Task instructions - Search the data below for the word "with" and copy each line that holds it.
--- START ---
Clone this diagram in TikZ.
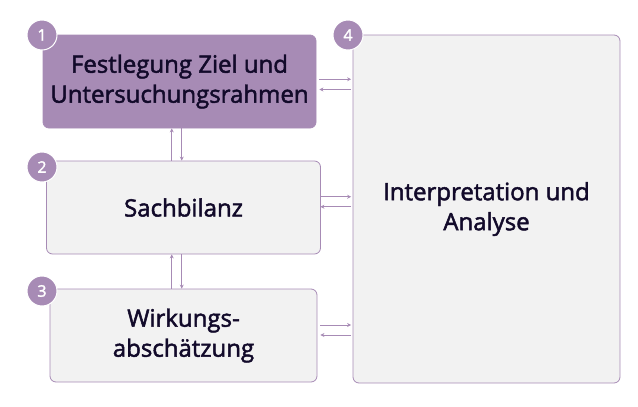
\documentclass[tikz,border=0pt]{standalone}
\usepackage{fontspec}
\setmainfont{Open Sans}
\newfontfamily\kastenschrift{Open Sans}[FakeBold=2]
\usetikzlibrary{arrows.meta}
\definecolor{lila}{HTML}{A78BB5}
\definecolor{grau}{HTML}{F2F2F2}
\definecolor{tinte}{HTML}{120A2A}

\begin{document}
\begin{tikzpicture}[x=1pt, y=-1pt,
  box/.style={draw=lila, line width=0.8pt, fill=grau, rounded corners=6pt, align=center,
    text=tinte, font=\kastenschrift\fontsize{24}{30}\selectfont, inner sep=0pt},
  nummer/.style={circle, fill=lila, draw=white, line width=1pt, minimum size=30pt, inner sep=0pt,
    text=white, font=\kastenschrift\fontsize{16}{16}\selectfont},
  pfeil/.style={draw=lila, line width=0.8pt, -{Stealth[length=4pt,width=4pt]}}]
  \useasboundingbox (0,0) rectangle (638,407);
  \node[box, fill=lila, minimum width=273pt, minimum height=93pt] (b1) at (179.5, 81.5) {Festlegung Ziel und\\Untersuchungsrahmen};
  \node[box, minimum width=274pt, minimum height=93pt] (b2) at (183.5, 207.5) {Sachbilanz};
  \node[box, minimum width=267pt, minimum height=93pt] (b3) at (183.5, 335.5) {Wirkungs-\\abschätzung};
  \node[box, minimum width=267pt, minimum height=348pt] (b4) at (486.5, 209) {Interpretation und\\Analyse};
  \node[nummer] (n1) at (42, 35) {1};
  \node[nummer] (n2) at (42, 167) {2};
  \node[nummer] (n3) at (42, 291) {3};
  \node[nummer] (n4) at (348, 35) {4};
  \draw[pfeil] ([xshift=3pt, yshift=2.2pt]b1.east) -- ([xshift=-1.5pt, yshift=2.2pt]b1.east -| b4.west);
  \draw[pfeil] ([xshift=-1.5pt, yshift=-8pt]b1.east -| b4.west) -- ([xshift=3pt, yshift=-8pt]b1.east);
  \draw[pfeil] ([xshift=-0.5pt, yshift=10.8pt]b2.east) -- ([xshift=-1.5pt, yshift=10.8pt]b2.east -| b4.west);
  \draw[pfeil] ([xshift=-1.5pt, yshift=0.8pt]b2.east -| b4.west) -- ([xshift=-0.5pt, yshift=0.8pt]b2.east);
  \draw[pfeil] ([xshift=3pt, yshift=10.5pt]b3.east) -- ([xshift=-1.5pt, yshift=10.5pt]b3.east -| b4.west);
  \draw[pfeil] ([xshift=-1.5pt, yshift=0.5pt]b3.east -| b4.west) -- ([xshift=3pt, yshift=0.5pt]b3.east);
  \draw[pfeil] ([xshift=-11.8pt]b2.north) -- ([xshift=-7.8pt]b1.south);
  \draw[pfeil] ([xshift=2.2pt]b1.south) -- ([xshift=-1.8pt]b2.north);
  \draw[pfeil] ([xshift=-11.8pt]b3.north) -- ([xshift=-11.8pt]b2.south);
  \draw[pfeil] ([xshift=-1.8pt]b2.south) -- ([xshift=-1.8pt]b3.north);
\end{tikzpicture}
\end{document}
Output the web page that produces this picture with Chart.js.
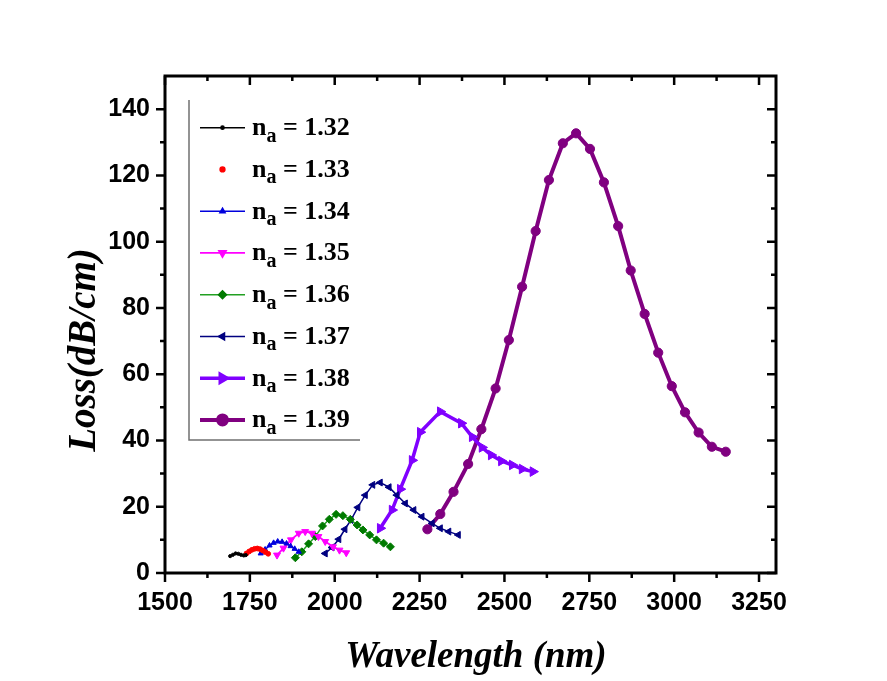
<!DOCTYPE html>
<html>
<head>
<meta charset="utf-8">
<script src="https://cdn.jsdelivr.net/npm/chart.js@4.4.1/dist/chart.umd.min.js"></script>
<style>
  html, body { margin: 0; padding: 0; background: #fff; }
  canvas { display: block; }
</style>
</head>
<body>
<canvas id="lossChart" width="887" height="681"></canvas>
<script>
// axis tick labels
const xTicks = [1500, 1750, 2000, 2250, 2500, 2750, 3000, 3250];
const yTicks = [0, 20, 40, 60, 80, 100, 120, 140];

// legend labels (n_a values)
const naLabels = ["1.32", "1.33", "1.34", "1.35", "1.36", "1.37", "1.38", "1.39"];

// n_a = 1.32
const wl132 = [1692, 1700, 1708, 1716, 1724, 1732, 1738];
const loss132 = [5.1, 5.5, 5.9, 5.8, 5.5, 5.3, 5.4];
// n_a = 1.33
const wl133 = [1740, 1748, 1756, 1764, 1772, 1780, 1788, 1796, 1804];
const loss133 = [5.9, 6.5, 7.0, 7.3, 7.4, 7.2, 6.8, 6.3, 5.8];
// n_a = 1.34
const wl134 = [1782, 1795, 1808, 1820, 1832, 1845, 1858, 1870, 1882, 1894];
const loss134 = [5.9, 7.1, 8.3, 9.1, 9.5, 9.4, 8.9, 8.1, 7.3, 6.4];
// n_a = 1.35
const wl135 = [1830, 1849, 1871, 1894, 1913, 1933, 1952, 1972, 1995, 2014, 2034];
const loss135 = [5.4, 7.5, 10.0, 12.0, 12.5, 12.0, 11.0, 9.5, 7.9, 6.9, 6.1];
// n_a = 1.36
const wl136 = [1884, 1903, 1923, 1943, 1964, 1984, 2004, 2024, 2046, 2066, 2083, 2103, 2123, 2144, 2164];
const loss136 = [4.6, 6.4, 8.8, 11.0, 14.2, 16.2, 17.7, 17.3, 16.2, 14.5, 13.0, 11.5, 10.0, 9.0, 7.9];
// n_a = 1.37
const wl137 = [1972, 1992, 2012, 2030, 2048, 2068, 2090, 2112, 2134, 2160, 2183, 2208, 2233, 2257, 2287, 2311, 2336, 2364];
const loss137 = [5.9, 7.7, 10.2, 13.2, 16.0, 19.8, 23.5, 26.6, 27.3, 25.9, 23.5, 21.0, 19.0, 17.0, 15.0, 13.5, 12.5, 11.5];
// n_a = 1.38
const wl138 = [2134, 2169, 2193, 2228, 2252, 2311, 2373, 2405, 2434, 2461, 2491, 2523, 2552, 2584];
const loss138 = [13.5, 19.0, 25.3, 34.0, 42.5, 48.7, 45.2, 41.1, 37.9, 35.6, 33.8, 32.6, 31.4, 30.6];
// n_a = 1.39
const wl139 = [2273, 2311, 2350, 2393, 2432, 2474, 2513, 2552, 2592, 2631, 2672, 2711, 2752, 2793, 2835, 2872, 2913, 2953, 2993, 3032, 3072, 3111, 3152];
const loss139 = [13.2, 17.8, 24.5, 32.9, 43.4, 55.7, 70.3, 86.4, 103.2, 118.6, 129.7, 132.7, 128.0, 117.9, 104.7, 91.3, 78.2, 66.5, 56.4, 48.5, 42.4, 38.1, 36.6];

const toPoints = (xs, ys) => xs.map((v, i) => ({ x: v, y: ys[i] }));

// style of each curve
const styles = [
  { color: "#000000", point: "#000000", width: 1.5, style: "circle", radius: 1.6, rot: 0 },
  { color: "#ff0000", point: "#ff0000", width: 1.5, style: "circle", radius: 2.4, rot: 0 },
  { color: "#0000dd", point: "#0000dd", width: 1.5, style: "triangle", radius: 3, rot: 0 },
  { color: "#ff00ff", point: "#ff00ff", width: 1.8, style: "triangle", radius: 4, rot: 180 },
  { color: "#22a022", point: "#007a00", width: 1.5, style: "rectRot", radius: 4, rot: 0 },
  { color: "#000080", point: "#000080", width: 1.5, style: "triangle", radius: 4, rot: 270 },
  { color: "#8000ff", point: "#8000ff", width: 3.5, style: "triangle", radius: 5.5, rot: 90 },
  { color: "#800080", point: "#800080", width: 4, style: "circle", radius: 4.6, rot: 0 },
];

const allSeries = [
  toPoints(wl132, loss132),
  toPoints(wl133, loss133),
  toPoints(wl134, loss134),
  toPoints(wl135, loss135),
  toPoints(wl136, loss136),
  toPoints(wl137, loss137),
  toPoints(wl138, loss138),
  toPoints(wl139, loss139),
];

const datasets = allSeries.map((pts, i) => ({
  label: "n_a = " + naLabels[i],
  data: pts,
  borderColor: styles[i].color,
  backgroundColor: styles[i].point,
  borderWidth: styles[i].width,
  pointStyle: styles[i].style,
  pointRadius: styles[i].radius,
  pointRotation: styles[i].rot,
  pointBackgroundColor: styles[i].point,
  pointBorderColor: styles[i].point,
  pointBorderWidth: 1,
  tension: 0,
  fill: false,
}));

// frame and tick marks (Origin style)
const framePlugin = {
  id: "frame",
  afterDatasetsDraw(chart) {
    const { ctx, chartArea: a, scales } = chart;
    const xs = scales.x, ys = scales.y;
    ctx.save();
    ctx.strokeStyle = "#000";
    ctx.lineWidth = 2.5;
    ctx.beginPath();
    xTicks.forEach((v) => {
      [v, v + 125].forEach((t, k) => {
        if (t >= xs.max) return;
        const len = k === 0 ? 9 : 5;
        const px = xs.getPixelForValue(t);
        ctx.moveTo(px, a.bottom); ctx.lineTo(px, a.bottom + len);
        ctx.moveTo(px, a.top); ctx.lineTo(px, a.top + len);
      });
    });
    yTicks.forEach((v) => {
      [v, v + 10].forEach((t, k) => {
        if (t >= ys.max) return;
        const len = k === 0 ? 9 : 5;
        const py = ys.getPixelForValue(t);
        ctx.moveTo(a.left, py); ctx.lineTo(a.left - len, py);
        ctx.moveTo(a.right, py); ctx.lineTo(a.right - len, py);
      });
    });
    ctx.stroke();
    ctx.lineWidth = 3;
    ctx.strokeRect(a.left, a.top, a.right - a.left, a.bottom - a.top);
    ctx.restore();
  },
};

// legend with subscript and axis titles
const legendPlugin = {
  id: "originLegend",
  afterDraw(chart) {
    const ctx = chart.ctx;
    ctx.save();
    // legend frame (left and bottom sides)
    ctx.strokeStyle = "#707070";
    ctx.lineWidth = 1.5;
    ctx.beginPath();
    ctx.moveTo(189, 100);
    ctx.lineTo(189, 440);
    ctx.lineTo(360, 440);
    ctx.stroke();

    naLabels.forEach((lab, i) => {
      const s = styles[i];
      const y = 127.7 + i * 41.75;
      if (i !== 1) {
        ctx.strokeStyle = s.color;
        ctx.lineWidth = s.width;
        ctx.beginPath();
        ctx.moveTo(200, y);
        ctx.lineTo(245, y);
        ctx.stroke();
      }
      ctx.fillStyle = s.point;
      ctx.strokeStyle = s.point;
      Chart.helpers.drawPoint(ctx, {
        pointStyle: s.style, radius: Math.min(s.radius, 4.5), rotation: s.rot, borderWidth: 1,
      }, 222.5, y);

      ctx.fillStyle = "#000";
      ctx.textAlign = "left";
      ctx.textBaseline = "alphabetic";
      ctx.font = "bold 26px 'Liberation Serif'";
      let x = 252;
      ctx.fillText("n", x, y + 7.5);
      x += ctx.measureText("n").width;
      ctx.font = "bold 20px 'Liberation Serif'";
      ctx.fillText("a", x, y + 14);
      x += ctx.measureText("a").width;
      ctx.font = "bold 26px 'Liberation Serif'";
      ctx.fillText(" = " + lab, x, y + 7.5);
    });

    // axis titles
    ctx.fillStyle = "#000";
    ctx.font = "italic bold 37px 'Liberation Serif'";
    ctx.textAlign = "center";
    ctx.textBaseline = "alphabetic";
    ctx.fillText("Wavelength (nm)", 476, 667);
    ctx.translate(95, 350);
    ctx.rotate(-Math.PI / 2);
    ctx.font = "italic bold 39px 'Liberation Serif'";
    ctx.fillText("Loss(dB/cm)", 0, 0);
    ctx.restore();
  },
};

const tickFont = { family: "'Liberation Sans', Arial", weight: "bold", size: 25 };

const config = {
  type: "line",
  data: { datasets: datasets },
  options: {
    responsive: false,
    animation: false,
    layout: { padding: { left: 0, top: 76, right: 111, bottom: 0 } },
    plugins: {
      legend: { display: false },
      tooltip: { enabled: false },
    },
    scales: {
      x: {
        type: "linear",
        min: 1500,
        max: 3300,
        grid: { display: false, drawTicks: false },
        border: { display: false },
        ticks: {
          font: tickFont, color: "#000", padding: 15, maxRotation: 0,
          callback: (v) => String(v),
        },
        afterBuildTicks: (scale) => { scale.ticks = xTicks.map((v) => ({ value: v })); },
        afterFit: (scale) => { scale.height = 108; },
      },
      y: {
        type: "linear",
        min: 0,
        max: 150,
        grid: { display: false, drawTicks: false },
        border: { display: false },
        ticks: { font: tickFont, color: "#000", padding: 15, callback: (v) => String(v) },
        afterBuildTicks: (scale) => { scale.ticks = yTicks.map((v) => ({ value: v })); },
        afterFit: (scale) => { scale.width = 165; },
      },
    },
  },
  plugins: [framePlugin, legendPlugin],
};

const lossChart = new Chart(document.getElementById("lossChart"), config);
</script>
</body>
</html>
--- END ---
Final result -
Output the web page that produces this picture with Chart.js.
// legend with subscript and axis titles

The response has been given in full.